The study of philosophy embodies the mission of Brescia University College, which seeks to produce liberally educated women who not only think critically but also consider the ethical implications of their decisions.
Brescia’s philosophy courses help students to acquire basic cultural literacy, enhance their abilities to articulate and reflect on fundamental issues such as happiness, justice and the meaning of life and to empower students to take their place as citizens capable of critically evaluating arguments that bear on public affairs. Philosophy certainly fits in well with Brescia’s emphasis on women in leadership.
What questions does Philosophy attempt to answer?

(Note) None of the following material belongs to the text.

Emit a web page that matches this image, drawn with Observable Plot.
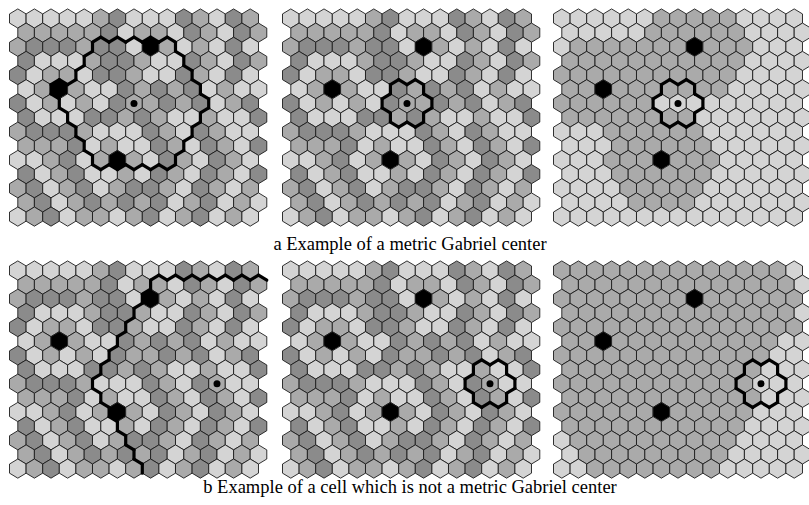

Philosophy engages in critical and creative thinking about such fundamental questions as: What is important and worthwhile in life? Is there a sense to the universe? Does God exist? How can I best discover who I am and fulfill my potential as a human being? What moral obligations do people have to one another? What makes societies just? What can we know? Brescia offers courses in which these and many other philosophical questions are explored.
Why Study Philosophy?
There are many reasons for studying philosophy, both personal and practical. In terms of personal growth, philosophy provides unique and rewarding tools for our quest to live an examined life. Philosophy enables us to reflect on questions about who we are and how we should live. It is also worth noting that the study of philosophy, with its emphasis on writing and critical thinking skills, opens many doors for future careers. Philosophy is excellent preparation for professional training, particularly but not exclusively, in business, teaching, and law. In addition, philosophy is good preparation for careers in journalism, publishing, and government. Studies have shown that philosophy students not only score close to the top in graduate entrance exams but that they excel, relative to other disciplines, in the fields of business, law, education, and government after they have graduated. This is perhaps because people with abstract reasoning skills do better in applied fields, on average, than people who lack the ability to abstract from particular problem-situations. Also, there are careers in philosophy itself, such as teaching at the university and high school level and consulting within business, hospitals, and government. Besides these practical considerations, though, philosophy teaches you to think well — a gift that will continually enrich your life.